[Data items]
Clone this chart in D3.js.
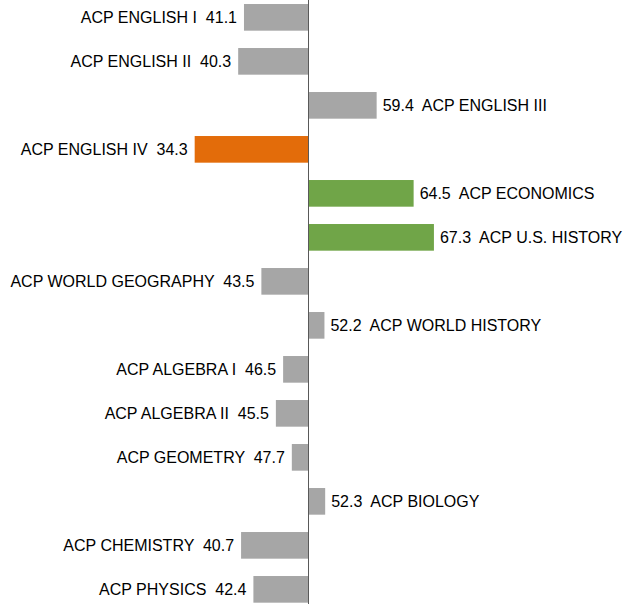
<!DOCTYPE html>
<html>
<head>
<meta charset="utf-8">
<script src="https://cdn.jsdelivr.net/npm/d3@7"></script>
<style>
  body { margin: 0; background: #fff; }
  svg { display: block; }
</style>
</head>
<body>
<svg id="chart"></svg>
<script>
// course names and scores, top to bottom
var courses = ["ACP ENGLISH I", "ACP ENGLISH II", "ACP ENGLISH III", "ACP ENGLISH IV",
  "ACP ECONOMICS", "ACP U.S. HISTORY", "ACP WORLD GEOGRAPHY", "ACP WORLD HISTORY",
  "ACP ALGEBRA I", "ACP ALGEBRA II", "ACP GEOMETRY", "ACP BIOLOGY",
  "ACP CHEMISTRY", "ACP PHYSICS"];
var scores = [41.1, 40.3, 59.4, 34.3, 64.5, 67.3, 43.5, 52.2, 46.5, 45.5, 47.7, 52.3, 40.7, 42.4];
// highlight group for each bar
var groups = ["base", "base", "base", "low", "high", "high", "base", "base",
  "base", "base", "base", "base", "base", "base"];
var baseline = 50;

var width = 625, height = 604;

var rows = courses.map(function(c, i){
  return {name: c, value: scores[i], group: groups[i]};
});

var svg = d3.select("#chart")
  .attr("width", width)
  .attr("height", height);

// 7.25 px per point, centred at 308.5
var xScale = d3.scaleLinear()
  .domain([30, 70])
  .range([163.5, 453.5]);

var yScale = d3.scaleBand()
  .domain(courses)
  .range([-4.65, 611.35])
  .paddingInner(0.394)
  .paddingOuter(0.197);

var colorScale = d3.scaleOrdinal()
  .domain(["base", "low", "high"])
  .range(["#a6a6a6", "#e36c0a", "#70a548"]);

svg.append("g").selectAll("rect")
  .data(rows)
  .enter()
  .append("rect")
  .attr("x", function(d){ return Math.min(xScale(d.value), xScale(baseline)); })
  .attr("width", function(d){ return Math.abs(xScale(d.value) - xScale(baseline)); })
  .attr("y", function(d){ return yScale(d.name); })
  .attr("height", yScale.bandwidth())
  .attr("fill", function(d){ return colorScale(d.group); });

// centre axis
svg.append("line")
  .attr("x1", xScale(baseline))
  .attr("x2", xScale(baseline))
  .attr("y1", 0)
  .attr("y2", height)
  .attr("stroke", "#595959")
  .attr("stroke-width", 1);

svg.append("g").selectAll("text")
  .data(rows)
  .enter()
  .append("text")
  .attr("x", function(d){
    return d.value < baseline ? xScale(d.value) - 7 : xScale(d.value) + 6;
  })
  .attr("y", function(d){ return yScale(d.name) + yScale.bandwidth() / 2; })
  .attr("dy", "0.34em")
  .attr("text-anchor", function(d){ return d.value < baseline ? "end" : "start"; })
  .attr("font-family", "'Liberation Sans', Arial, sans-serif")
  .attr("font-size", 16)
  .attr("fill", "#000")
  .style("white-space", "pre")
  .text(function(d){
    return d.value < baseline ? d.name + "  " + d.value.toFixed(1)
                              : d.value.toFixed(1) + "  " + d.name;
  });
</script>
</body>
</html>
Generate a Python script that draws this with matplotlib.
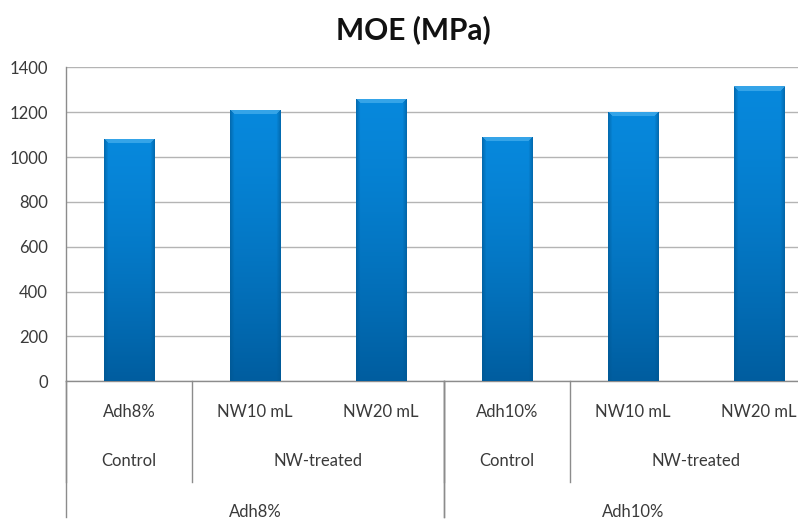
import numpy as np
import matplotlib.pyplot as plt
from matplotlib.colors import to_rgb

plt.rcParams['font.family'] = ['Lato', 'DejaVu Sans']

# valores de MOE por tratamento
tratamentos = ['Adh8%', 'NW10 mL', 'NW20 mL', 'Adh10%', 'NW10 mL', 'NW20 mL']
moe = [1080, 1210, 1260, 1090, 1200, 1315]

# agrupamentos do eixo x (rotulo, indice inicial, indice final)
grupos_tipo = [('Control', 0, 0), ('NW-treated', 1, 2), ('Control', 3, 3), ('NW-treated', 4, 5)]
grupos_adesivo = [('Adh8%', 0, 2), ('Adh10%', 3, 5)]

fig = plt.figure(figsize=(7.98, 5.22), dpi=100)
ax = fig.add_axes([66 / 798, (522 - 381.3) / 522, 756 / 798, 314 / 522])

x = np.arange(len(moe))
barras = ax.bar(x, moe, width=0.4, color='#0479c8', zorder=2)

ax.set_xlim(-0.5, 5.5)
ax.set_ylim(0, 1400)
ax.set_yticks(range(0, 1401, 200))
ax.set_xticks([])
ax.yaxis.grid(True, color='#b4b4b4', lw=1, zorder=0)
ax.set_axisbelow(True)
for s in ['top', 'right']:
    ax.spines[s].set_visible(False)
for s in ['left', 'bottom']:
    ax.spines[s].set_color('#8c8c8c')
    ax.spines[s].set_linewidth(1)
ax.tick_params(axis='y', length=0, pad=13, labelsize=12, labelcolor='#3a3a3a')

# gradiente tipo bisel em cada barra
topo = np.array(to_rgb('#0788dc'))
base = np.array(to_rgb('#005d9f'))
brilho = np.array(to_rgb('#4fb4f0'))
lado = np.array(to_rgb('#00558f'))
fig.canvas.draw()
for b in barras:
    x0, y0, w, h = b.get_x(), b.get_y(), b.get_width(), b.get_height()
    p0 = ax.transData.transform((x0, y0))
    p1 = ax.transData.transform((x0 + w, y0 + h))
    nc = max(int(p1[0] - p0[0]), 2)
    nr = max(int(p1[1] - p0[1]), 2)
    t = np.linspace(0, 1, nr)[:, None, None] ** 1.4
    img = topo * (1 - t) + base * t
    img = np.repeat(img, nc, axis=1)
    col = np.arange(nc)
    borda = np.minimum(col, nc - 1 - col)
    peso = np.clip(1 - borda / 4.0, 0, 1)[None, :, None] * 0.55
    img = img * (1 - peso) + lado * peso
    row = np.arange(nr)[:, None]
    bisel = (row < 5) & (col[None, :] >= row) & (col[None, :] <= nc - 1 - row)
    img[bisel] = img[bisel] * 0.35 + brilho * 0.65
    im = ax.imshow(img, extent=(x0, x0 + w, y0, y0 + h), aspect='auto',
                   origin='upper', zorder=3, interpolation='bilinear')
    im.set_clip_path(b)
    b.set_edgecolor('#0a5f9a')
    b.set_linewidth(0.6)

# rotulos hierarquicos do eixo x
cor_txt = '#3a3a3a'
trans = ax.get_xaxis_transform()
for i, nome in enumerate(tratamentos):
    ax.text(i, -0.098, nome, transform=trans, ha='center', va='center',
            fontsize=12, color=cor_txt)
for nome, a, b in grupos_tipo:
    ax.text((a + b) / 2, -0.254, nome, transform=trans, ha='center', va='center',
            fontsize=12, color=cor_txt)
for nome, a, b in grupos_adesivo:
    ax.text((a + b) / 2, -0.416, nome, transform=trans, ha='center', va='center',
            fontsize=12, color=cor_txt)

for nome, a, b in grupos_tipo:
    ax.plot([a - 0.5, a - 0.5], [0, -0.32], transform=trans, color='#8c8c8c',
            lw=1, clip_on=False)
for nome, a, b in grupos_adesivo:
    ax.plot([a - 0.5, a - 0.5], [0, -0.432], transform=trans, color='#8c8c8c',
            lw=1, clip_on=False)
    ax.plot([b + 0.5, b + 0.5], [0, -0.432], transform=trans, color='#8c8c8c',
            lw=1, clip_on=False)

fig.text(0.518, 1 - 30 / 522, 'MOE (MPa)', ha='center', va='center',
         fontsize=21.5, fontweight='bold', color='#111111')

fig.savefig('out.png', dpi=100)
---
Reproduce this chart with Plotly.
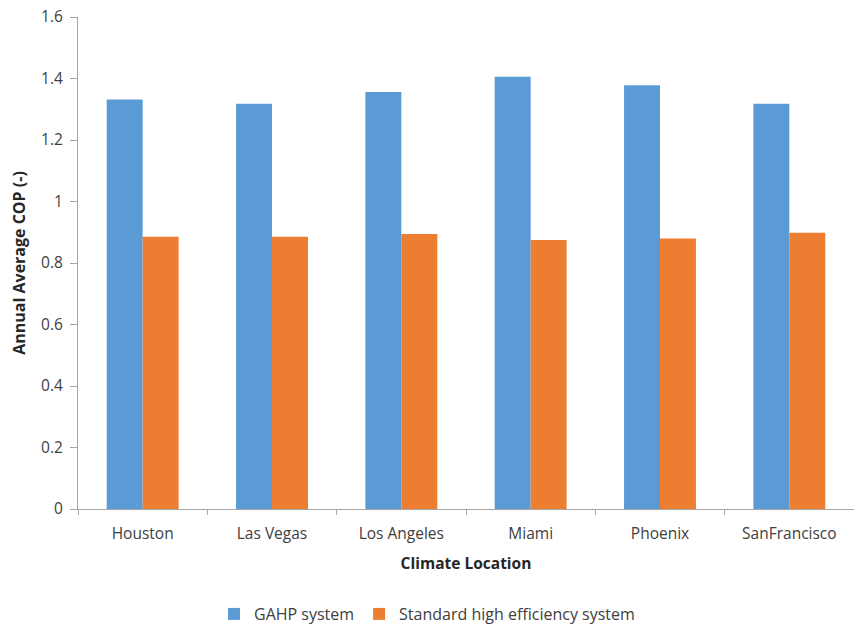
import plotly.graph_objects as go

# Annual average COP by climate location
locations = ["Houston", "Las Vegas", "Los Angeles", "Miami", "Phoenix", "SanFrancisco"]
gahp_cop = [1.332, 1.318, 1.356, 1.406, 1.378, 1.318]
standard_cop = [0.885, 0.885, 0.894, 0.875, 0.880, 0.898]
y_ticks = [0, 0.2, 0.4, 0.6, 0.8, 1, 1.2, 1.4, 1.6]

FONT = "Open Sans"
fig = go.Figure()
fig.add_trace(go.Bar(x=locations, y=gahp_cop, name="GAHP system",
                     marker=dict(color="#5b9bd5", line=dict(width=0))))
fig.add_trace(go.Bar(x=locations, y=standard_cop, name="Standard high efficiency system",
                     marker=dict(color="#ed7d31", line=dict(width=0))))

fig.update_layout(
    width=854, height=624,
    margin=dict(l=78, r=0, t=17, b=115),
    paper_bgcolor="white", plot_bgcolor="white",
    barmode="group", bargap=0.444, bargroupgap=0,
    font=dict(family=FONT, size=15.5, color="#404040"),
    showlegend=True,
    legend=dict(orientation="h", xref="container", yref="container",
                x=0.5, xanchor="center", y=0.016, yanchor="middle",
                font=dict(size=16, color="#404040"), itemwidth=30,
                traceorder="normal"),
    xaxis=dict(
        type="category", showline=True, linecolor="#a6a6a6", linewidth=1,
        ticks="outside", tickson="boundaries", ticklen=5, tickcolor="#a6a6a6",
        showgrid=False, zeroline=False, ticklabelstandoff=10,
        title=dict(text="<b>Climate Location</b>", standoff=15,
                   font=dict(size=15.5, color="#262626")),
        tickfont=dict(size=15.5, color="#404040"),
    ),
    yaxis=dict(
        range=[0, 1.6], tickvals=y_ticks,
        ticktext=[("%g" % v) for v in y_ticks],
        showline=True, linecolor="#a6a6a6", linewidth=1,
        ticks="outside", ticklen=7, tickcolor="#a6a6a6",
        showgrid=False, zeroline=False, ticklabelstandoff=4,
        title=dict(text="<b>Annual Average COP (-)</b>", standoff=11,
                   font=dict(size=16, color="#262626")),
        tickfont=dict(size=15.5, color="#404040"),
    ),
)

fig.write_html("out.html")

The request:
Go to the line that contains "Reproduce this chart with Plotly." and copy from there down to the line that contains "import plotly.graph_objects as go", with both lines included. Pass over the pictures.

Solution:
Reproduce this chart with Plotly.
import plotly.graph_objects as go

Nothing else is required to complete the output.